Researchers at UCSF in San Francisco say the types of fat on your plate can act like a seasonal calendar for the brain, and heavily processed fats may keep the body stuck in a summertime state. In lab mice, diets rich in hydrogenated or saturated processed fats slowed the animals' transition to winter-like nights and increased nighttime body temperature. The team reports that the work adds a dietary twist to how light and food interact to shape sleep and metabolism, although it remains unclear whether people respond in the same way.

The team, led by Ying-Hui Fu and Louis J. Ptáček, published the findings in a paper in Science. The authors trace the effect to phosphorylation of the clock protein PERIOD2 (PER2) in the hypothalamus, a molecular switch that helps set both daily and seasonal rhythms. Their experiments tracked running-wheel activity and core body temperature while mice were exposed to light cycles that mimicked long summer days and short winter days.

What the mice showed

When researchers swapped regular corn oil for partially hydrogenated corn oil, the mice behaved as if the nights were still short. They started their nightly running hours later and kept warmer body temperatures, signs that the animals were effectively stuck in a summer state. As described by UCSF News, the processed oil wiped out the winter signal in the brain and increased PER2 phosphorylation in the hypothalamus.

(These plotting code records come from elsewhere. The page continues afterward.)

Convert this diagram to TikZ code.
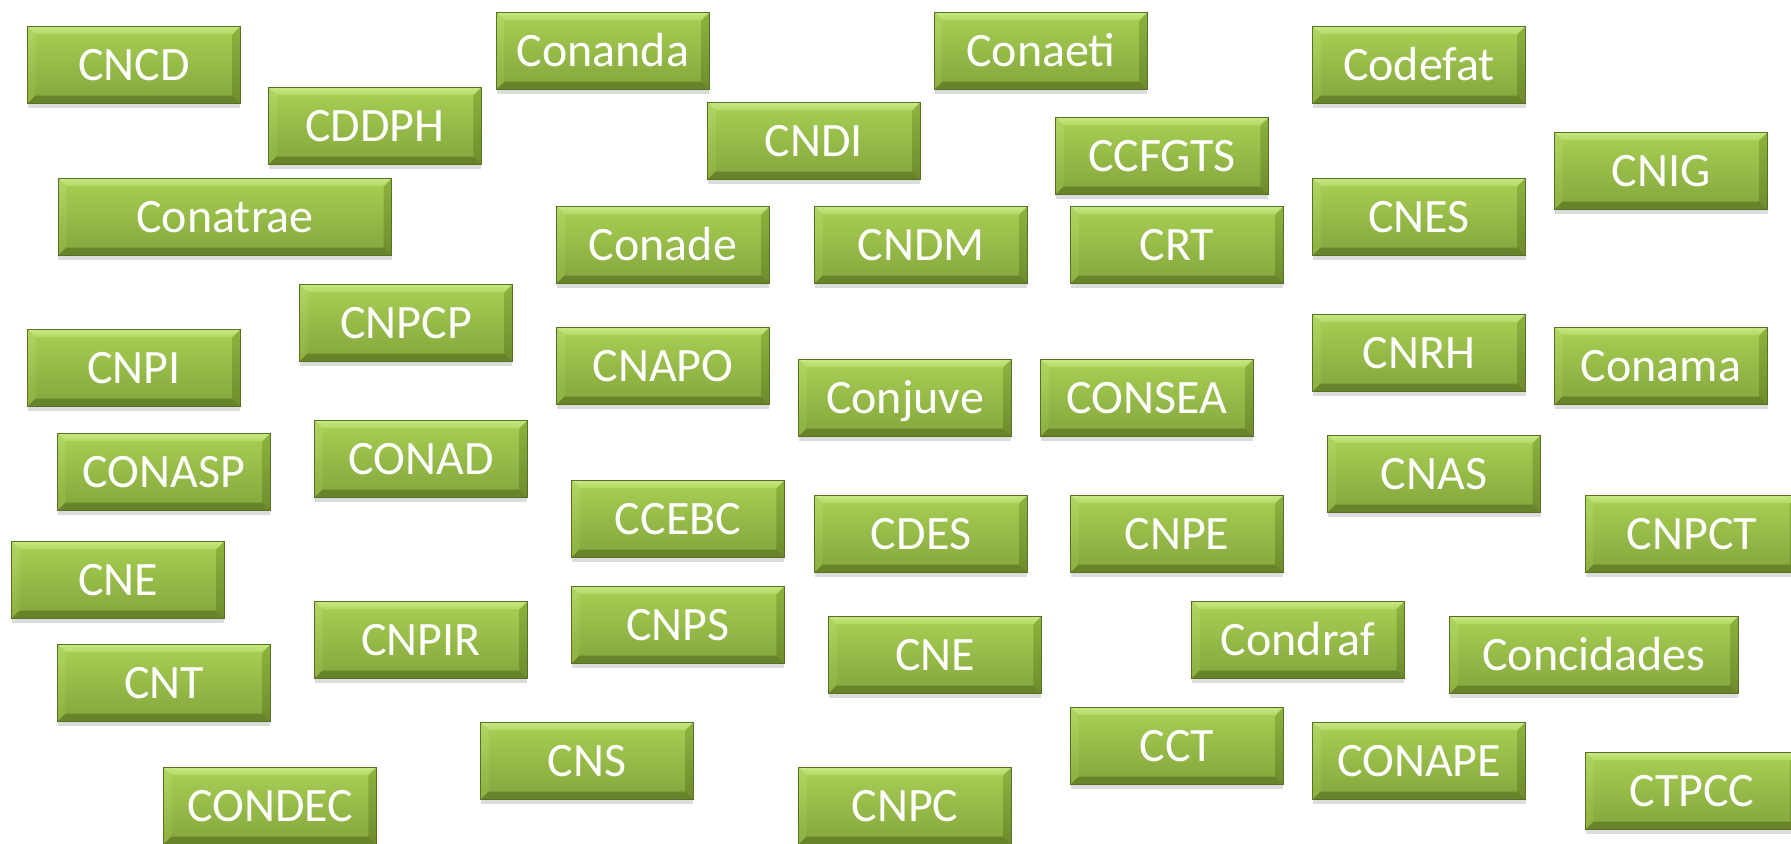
\documentclass[tikz,border=0pt]{standalone}
\usepackage{fontspec}
\setmainfont{Carlito}
\usetikzlibrary{calc,shadows}
\definecolor{faceT}{RGB}{168,208,84}
\definecolor{faceB}{RGB}{132,165,60}
\definecolor{bevTT}{RGB}{200,232,130}
\definecolor{bevTB}{RGB}{176,216,100}
\definecolor{bevLT}{RGB}{176,214,98}
\definecolor{bevLB}{RGB}{140,175,64}
\definecolor{bevRT}{RGB}{140,180,62}
\definecolor{bevRB}{RGB}{110,140,44}
\definecolor{bevB}{RGB}{104,132,42}
\definecolor{edge}{RGB}{88,112,36}
\newcommand{\bv}{0.16cm}
\tikzset{
  council/.style={draw=edge, line width=0.5pt, top color=faceT, bottom color=faceB,
    minimum width=4.26cm, minimum height=1.546cm, inner sep=0pt,
    text=white, font=\fontsize{27.3}{30}\selectfont, text height=17.6pt, text depth=0pt,
    drop shadow={opacity=0.28, shadow xshift=0pt, shadow yshift=-0.08cm},
    path picture={
      \coordinate (kNW) at (path picture bounding box.north west);
      \coordinate (kNE) at (path picture bounding box.north east);
      \coordinate (kSW) at (path picture bounding box.south west);
      \coordinate (kSE) at (path picture bounding box.south east);
      \shade[top color=bevTT, bottom color=bevTB](kNW)--(kNE)--($(kNE)+(-\bv,-\bv)$)--($(kNW)+(\bv,-\bv)$)--cycle;
      \shade[top color=bevLT, bottom color=bevLB](kNW)--($(kNW)+(\bv,-\bv)$)--($(kSW)+(\bv,\bv)$)--(kSW)--cycle;
      \shade[top color=bevRT, bottom color=bevRB](kNE)--($(kNE)+(-\bv,-\bv)$)--($(kSE)+(-\bv,\bv)$)--(kSE)--cycle;
      \fill[bevB](kSW)--(kSE)--($(kSE)+(-\bv,\bv)$)--($(kSW)+(\bv,\bv)$)--cycle;
    }}
}
\begin{document}
\begin{tikzpicture}[x=0.02cm,y=-0.02cm]
\useasboundingbox (0,0) rectangle (1791,844);
\node[council](cncd)at(134,65){CNCD};
\node[council](conanda)at(603,51){Conanda};
\node[council](conaeti)at(1041,51){Conaeti};
\node[council](codefat)at(1419,65){Codefat};
\node[council](cddph)at(375,126){CDDPH};
\node[council](cndi)at(814,141){CNDI};
\node[council](ccfgts)at(1162,156){CCFGTS};
\node[council](cnig)at(1661,171){CNIG};
%
\node[council,minimum width=6.67cm](conatrae)at(225,217){Conatrae};
\node[council](conade)at(663,245){Conade};
\node[council](cndm)at(921,245){CNDM};
\node[council](crt)at(1177,245){CRT};
\node[council](cnes)at(1419,217){CNES};
\node[council](cnpcp)at(406,323){CNPCP};
\node[council](cnpi)at(134,368){CNPI};
\node[council](cnapo)at(663,366){CNAPO};
\node[council](conjuve)at(905,398){Conjuve};
\node[council](consea)at(1147,398){CONSEA};
\node[council](cnrh)at(1419,353){CNRH};
\node[council](conama)at(1661,366){Conama};
%
\node[council](conasp)at(164,472){CONASP};
\node[council](conad)at(421,459){CONAD};
\node[council](cnas)at(1434,474){CNAS};
\node[council](ccebc)at(678,519){CCEBC};
\node[council](cdes)at(921,534){CDES};
\node[council](cnpe)at(1177,534){CNPE};
\node[council](cnpct)at(1692,534){CNPCT};
\node[council](cneA)at(118,580){CNE};
\node[council](cnpir)at(421,640){CNPIR};
\node[council](cnps)at(678,625){CNPS};
\node[council](cneB)at(935,655){CNE};
\node[council](condraf)at(1298,640){Condraf};
\node[council,minimum width=5.77cm](concidades)at(1594,655){Concidades};
%
\node[council](cnt)at(164,683){CNT};
\node[council](cns)at(587,761){CNS};
\node[council](cct)at(1177,746){CCT};
\node[council](conape)at(1419,761){CONAPE};
\node[council](ctpcc)at(1692,791){CTPCC};
\node[council](condec)at(270,806){CONDEC};
\node[council](cnpc)at(905,806){CNPC};
\end{tikzpicture}
\end{document}
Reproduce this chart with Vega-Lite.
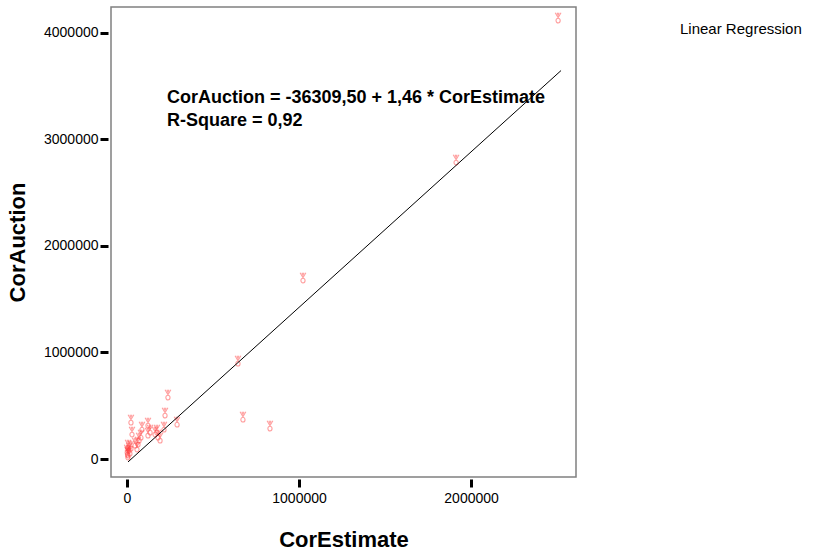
{
  "$schema": "https://vega.github.io/schema/vega-lite/v6.json",
  "autosize": "none",
  "width": 465,
  "height": 470,
  "padding": {"left": 111, "top": 7, "right": 252, "bottom": 79},
  "background": "white",
  "config": {
    "font": "Liberation Sans",
    "view": {"stroke": "#808080", "strokeWidth": 1.5},
    "axis": {"grid": false, "domain": false, "labelColor": "black", "tickColor": "black", "titleColor": "black"}
  },
  "datasets": {
    "points": [
      {"CorEstimate": 2506000, "CorAuction": 4141000},
      {"CorEstimate": 1913000, "CorAuction": 2808000},
      {"CorEstimate": 1023000, "CorAuction": 1700000},
      {"CorEstimate": 645000, "CorAuction": 920000},
      {"CorEstimate": 674000, "CorAuction": 394000},
      {"CorEstimate": 831000, "CorAuction": 310000},
      {"CorEstimate": 238000, "CorAuction": 601000},
      {"CorEstimate": 221000, "CorAuction": 432000},
      {"CorEstimate": 291000, "CorAuction": 347000},
      {"CorEstimate": 23000, "CorAuction": 366000},
      {"CorEstimate": 29000, "CorAuction": 254000},
      {"CorEstimate": 87000, "CorAuction": 300000},
      {"CorEstimate": 122000, "CorAuction": 338000},
      {"CorEstimate": 122000, "CorAuction": 244000},
      {"CorEstimate": 81000, "CorAuction": 225000},
      {"CorEstimate": 64000, "CorAuction": 160000},
      {"CorEstimate": 58000, "CorAuction": 113000},
      {"CorEstimate": 174000, "CorAuction": 272000},
      {"CorEstimate": 180000, "CorAuction": 225000},
      {"CorEstimate": 192000, "CorAuction": 197000},
      {"CorEstimate": 215000, "CorAuction": 300000},
      {"CorEstimate": 163000, "CorAuction": 254000},
      {"CorEstimate": 6000, "CorAuction": 131000},
      {"CorEstimate": 1000, "CorAuction": 85000},
      {"CorEstimate": 3000, "CorAuction": 66000},
      {"CorEstimate": 12000, "CorAuction": 103000},
      {"CorEstimate": 6000, "CorAuction": 56000},
      {"CorEstimate": 47000, "CorAuction": 150000},
      {"CorEstimate": 70000, "CorAuction": 197000},
      {"CorEstimate": 134000, "CorAuction": 272000},
      {"CorEstimate": 5000, "CorAuction": 38000},
      {"CorEstimate": 17000, "CorAuction": 75000},
      {"CorEstimate": 23000, "CorAuction": 122000}
    ],
    "fit": [
      {"CorEstimate": 6000, "CorAuction": -27550, "series": "Linear Regression"},
      {"CorEstimate": 2523000, "CorAuction": 3647270, "series": "Linear Regression"}
    ],
    "note": [
      {"label": "CorAuction = -36309,50 + 1,46 * CorEstimate", "row": 0},
      {"label": "R-Square = 0,92", "row": 1}
    ]
  },
  "layer": [
    {
      "data": {"name": "points"},
      "mark": {
        "type": "point",
        "shape": "M-0.55,-1L0,-0.05L0.55,-1M-0.2,-1L0,-0.55L0.2,-1M0.4,0.5A0.4,0.45,0,1,1,-0.4,0.5A0.4,0.45,0,1,1,0.4,0.5",
        "size": 110,
        "filled": false,
        "stroke": "#ff4040",
        "strokeWidth": 1.1,
        "opacity": 0.5
      },
      "encoding": {
        "x": {
          "field": "CorEstimate", "type": "quantitative",
          "scale": {"domain": [-93000, 2610000], "nice": false, "zero": false},
          "axis": {
            "values": [0, 1000000, 2000000], "format": "d",
            "offset": 2, "tickSize": 8, "tickWidth": 3,
            "labelFontSize": 14, "labelPadding": 4,
            "title": "CorEstimate", "titleFontSize": 22, "titleFontWeight": "bold", "titlePadding": 24
          }
        },
        "y": {
          "field": "CorAuction", "type": "quantitative",
          "scale": {"domain": [-169000, 4244000], "nice": false, "zero": false},
          "axis": {
            "values": [0, 1000000, 2000000, 3000000, 4000000], "format": "d",
            "offset": 3, "tickSize": 8, "tickWidth": 3,
            "labelFontSize": 14, "labelPadding": 2,
            "title": "CorAuction", "titleFontSize": 22, "titleFontWeight": "bold", "titlePadding": 14
          }
        }
      }
    },
    {
      "data": {"name": "fit"},
      "mark": {"type": "line", "strokeWidth": 1},
      "encoding": {
        "x": {"field": "CorEstimate", "type": "quantitative"},
        "y": {"field": "CorAuction", "type": "quantitative"},
        "color": {
          "field": "series", "type": "nominal",
          "scale": {"range": ["black"]},
          "legend": {
            "title": null, "orient": "none", "legendX": 554, "legendY": 14,
            "symbolSize": 0, "symbolStrokeWidth": 0, "symbolOpacity": 0,
            "labelFontSize": 15, "labelColor": "black", "labelOffset": 0
          }
        }
      }
    },
    {
      "data": {"name": "note"},
      "mark": {"type": "text", "align": "left", "baseline": "alphabetic", "fontSize": 18, "fontWeight": "bold", "color": "black"},
      "encoding": {
        "x": {"datum": 232000, "type": "quantitative"},
        "y": {"datum": 3343000, "type": "quantitative"},
        "yOffset": {"field": "row", "type": "quantitative", "scale": {"domain": [0, 1], "range": [0, 23]}, "legend": null},
        "text": {"field": "label"}
      }
    }
  ]
}
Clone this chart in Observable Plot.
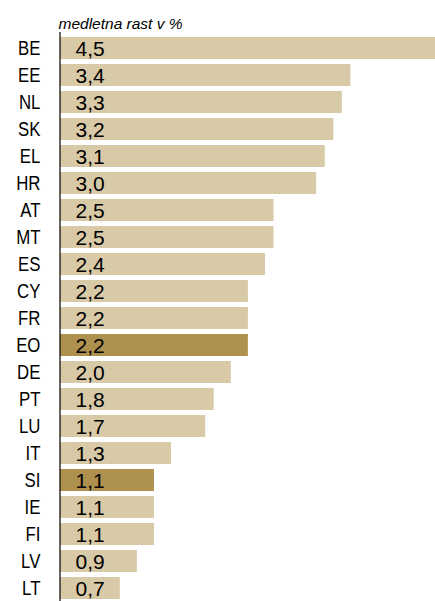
<!DOCTYPE html>
<html>
<head>
<meta charset="utf-8">
<script src="https://cdn.jsdelivr.net/npm/d3@7"></script>
<script src="https://cdn.jsdelivr.net/npm/@observablehq/plot@0.6"></script>
<style>
  html, body { margin: 0; padding: 0; background: #fff; overflow: hidden; width: 435px; height: 601px; }
  #chart svg { display: block; }
</style>
</head>
<body>
<div id="chart"></div>
<script>
const countries = ["BE","EE","NL","SK","EL","HR","AT","MT","ES","CY","FR","EO","DE","PT","LU","IT","SI","IE","FI","LV","LT"];
const values = [4.5,3.4,3.3,3.2,3.1,3.0,2.5,2.5,2.4,2.2,2.2,2.2,2.0,1.8,1.7,1.3,1.1,1.1,1.1,0.9,0.7];
const highlighted = ["EO","SI"];
const titleText = "medletna rast v %";

const data = countries.map((c, i) => ({country: c, value: values[i], hl: highlighted.includes(c)}));
const font = "'Liberation Sans', Arial, sans-serif";
const fmt = v => v.toFixed(1).replace(".", ",");

const chart = Plot.plot({
  width: 435,
  height: 601,
  marginTop: 32,
  marginBottom: 0,
  marginLeft: 60,
  marginRight: 0,
  style: {fontFamily: font, background: "#fff", overflow: "hidden"},
  x: {domain: [0, 375 / 85.4], range: [60, 435], axis: null},
  y: {domain: countries, range: [31, 604.7], paddingInner: 0.19, paddingOuter: 0.1, label: null},
  color: {type: "identity"},
  marks: [
    Plot.barX(data, {x: "value", y: "country", fill: d => d.hl ? "#AE904F" : "#D8C9A7", clip: true}),
    Plot.text(data, {x: 0, y: "country", text: d => fmt(d.value), textAnchor: "start", dx: 15, dy: 0.5, fontSize: 21, fill: "#000", ariaLabel: "valuelabels"}),
    Plot.axisY({tickSize: 0, tickPadding: 20, fontSize: 21, label: null, color: "#000", dy: 0}),
    Plot.ruleX([0], {stroke: "#000", strokeWidth: 1.2, dx: -0.5}),
    Plot.text([titleText], {frameAnchor: "top-left", text: d => d, textAnchor: "start", lineAnchor: "bottom", dy: -4, dx: -2, fontSize: 15.5, fontStyle: "italic", fill: "#000", ariaLabel: "charttitle"})
  ]
});
document.getElementById("chart").append(chart);

// condense text horizontally (narrow typeface look) around each group's anchor
function condense(sel, originX, k) {
  chart.querySelectorAll(sel).forEach(g => {
    const wrap = document.createElementNS("http://www.w3.org/2000/svg", "g");
    wrap.setAttribute("transform", `translate(${originX},0) scale(${k},1) translate(${-originX},0)`);
    g.parentNode.insertBefore(wrap, g);
    wrap.appendChild(g);
  });
}
condense('g[aria-label="y-axis tick label"]', 40, 0.8);
condense('g[aria-label="valuelabels"]', 75, 0.84);
condense('g[aria-label="charttitle"]', 58, 0.92);
</script>
</body>
</html>
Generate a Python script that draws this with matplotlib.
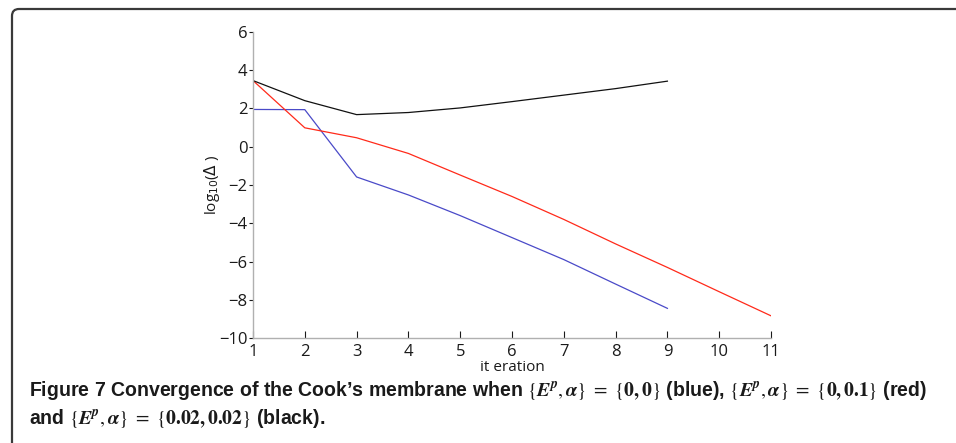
import matplotlib
matplotlib.use("Agg")
import matplotlib.pyplot as plt
from matplotlib.path import Path
from matplotlib.patches import PathPatch
from matplotlib import font_manager

# Data
iter_blue = [1, 2, 3, 4, 5, 6, 7, 8, 9]
log_blue = [1.95, 1.94, -1.58, -2.52, -3.60, -4.75, -5.90, -7.18, -8.45]

iter_red = [1, 2, 3, 4, 5, 6, 7, 8, 9, 10, 11]
log_red = [3.46, 0.99, 0.47, -0.35, -1.48, -2.60, -3.80, -5.08, -6.31, -7.58, -8.84]

iter_black = [1, 2, 3, 4, 5, 6, 7, 8, 9]
log_black = [3.46, 2.41, 1.68, 1.79, 2.03, 2.36, 2.70, 3.04, 3.43]

xticks = list(range(1, 12))
yticks = [-10, -8, -6, -4, -2, 0, 2, 4, 6]

W, H = 956, 443
SPINE = "#b0b0b0"
TXT = "#1a1a1a"

names = {f.name for f in font_manager.fontManager.ttflist}
tick_font = "Open Sans" if "Open Sans" in names else "DejaVu Sans"
cap_font = "Liberation Sans Narrow" if "Liberation Sans Narrow" in names else "Liberation Sans"

plt.rcParams["mathtext.fontset"] = "stix"

fig = plt.figure(figsize=(W / 100, H / 100), dpi=100)
ax = fig.add_axes([253 / W, 1 - 338 / H, 518 / W, 306 / H])

ax.plot(iter_blue, log_blue, color="#4a4ac8", linewidth=0.9)
ax.plot(iter_red, log_red, color="#ff2a1a", linewidth=0.9)
ax.plot(iter_black, log_black, color="#111111", linewidth=0.9)

ax.set_xlim(1, 11)
ax.set_ylim(-10, 6)
ax.set_xticks(xticks)
ax.set_yticks(yticks)
ax.set_yticklabels([f"{v}".replace("-", "\u2212") for v in yticks])
for s in ("top", "right"):
    ax.spines[s].set_visible(False)
for s in ("left", "bottom"):
    ax.spines[s].set_color(SPINE)
    ax.spines[s].set_linewidth(1.0)
ax.tick_params(axis="x", direction="in", length=5, width=0.8, color=TXT,
               labelsize=12, labelcolor=TXT, pad=4)
ax.tick_params(axis="y", direction="out", length=3, width=0.8, color=TXT,
               labelsize=12, labelcolor=TXT, pad=1)
for lab in ax.get_xticklabels() + ax.get_yticklabels():
    lab.set_fontfamily(tick_font)

ax.set_xlabel("it eration", fontsize=11, family=tick_font, color=TXT, labelpad=0)
ax.set_ylabel(r"log$_{10}$($\Delta$ )", fontsize=11, family=tick_font, color=TXT, labelpad=-2,
              math_fontfamily="dejavusans")

# Frame with rounded top-left corner
x0, y0, r = 12 / W, 1 - 9 / H, 7
verts = [(x0, -0.01), (x0, y0 - r / H), (x0, y0), (x0 + r / W, y0), (1.01, y0)]
codes = [Path.MOVETO, Path.LINETO, Path.CURVE3, Path.CURVE3, Path.LINETO]
fig.add_artist(PathPatch(Path(verts, codes), transform=fig.transFigure,
                         fill=False, edgecolor="#3a3a3a", linewidth=1.6))

cap1 = (r"Figure 7 Convergence of the Cook’s membrane when $\{\mathbfit{E}^{\mathbfit{p}}, \mathbfit{\alpha}\}\ =\ \{\mathbf{0, 0}\}$ (blue), "
        r"$\{\mathbfit{E}^{\mathbfit{p}}, \mathbfit{\alpha}\}\ =\ \{\mathbf{0, 0.1}\}$ (red)")
cap2 = r"and $\{\mathbfit{E}^{\mathbfit{p}}, \mathbfit{\alpha}\}\ =\ \{\mathbf{0.02, 0.02}\}$ (black)."
t1 = fig.text(29 / W, 1 - 391 / H, cap1, fontsize=14, fontweight="bold", family=cap_font,
              color=TXT, va="center", ha="left")
t2 = fig.text(29 / W, 1 - 419 / H, cap2, fontsize=14, fontweight="bold", family=cap_font,
              color=TXT, va="center", ha="left")

# size caption so line one spans the same width as in the figure
renderer = fig.canvas.get_renderer()
w1 = t1.get_window_extent(renderer).width
fs = 14 * 903 / w1
t1.set_fontsize(fs)
t2.set_fontsize(fs)

fig.savefig("out.png", dpi=100)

Genetic tests backed up the causal link. Mice engineered so that PER2 could not be phosphorylated at serine 662 did not change their seasonal adjustment when fed different fats, showing that this chemical switch is required for the diet effect. The team also found that calorie restriction and brief fasting shifted the switch toward a winter-like timing and moved daily activity schedules earlier. Media summaries note that mice on lower-PUFA diets adjusted to winter about 40% more slowly than those on higher-PUFA diets. For more details, see the University of Copenhagen and a lay summary at StudyFinds.

Processed fats and your pantry

Partial hydrogenation, the industrial process that produces trans fats, is the kind of change the lab used to mimic processed foods, and U.S. regulators have been trying to push those oils off the menu for years. The FDA declared partially hydrogenated oils no longer GRAS in 2015 and set compliance deadlines for industry reformulation. At the same time, many packaged foods tweak natural fat ratios for shelf life and texture, a reality that science writers say could let modern, year-round diets send scrambled seasonal signals to the brain. See the FDA's Federal Register notice and coverage in BBC Science Focus.

Limits and takeaways

The authors stress that this was a mouse study using male animals from a single genetic strain, and that laboratory lighting and diets differ from everyday human life, so drawing direct conclusions for people is premature. The paper and related press materials note that the same molecular pathway exists in humans, but there are still no direct tests showing that dietary fat composition changes seasonal timing in people, so more human research is needed.

For now, the local message from the lab is fairly modest: more whole foods and fewer industrially processed fats may help keep internal timing in sync. As postdoctoral scholar Dan Levine told UCSF News, "That one holiday cookie could turn into two cookies the next day, because you've now tricked your circadian clock into thinking it's summer." The team says more work is needed to find out whether the mouse results map onto human sleep, metabolism, and weight patterns.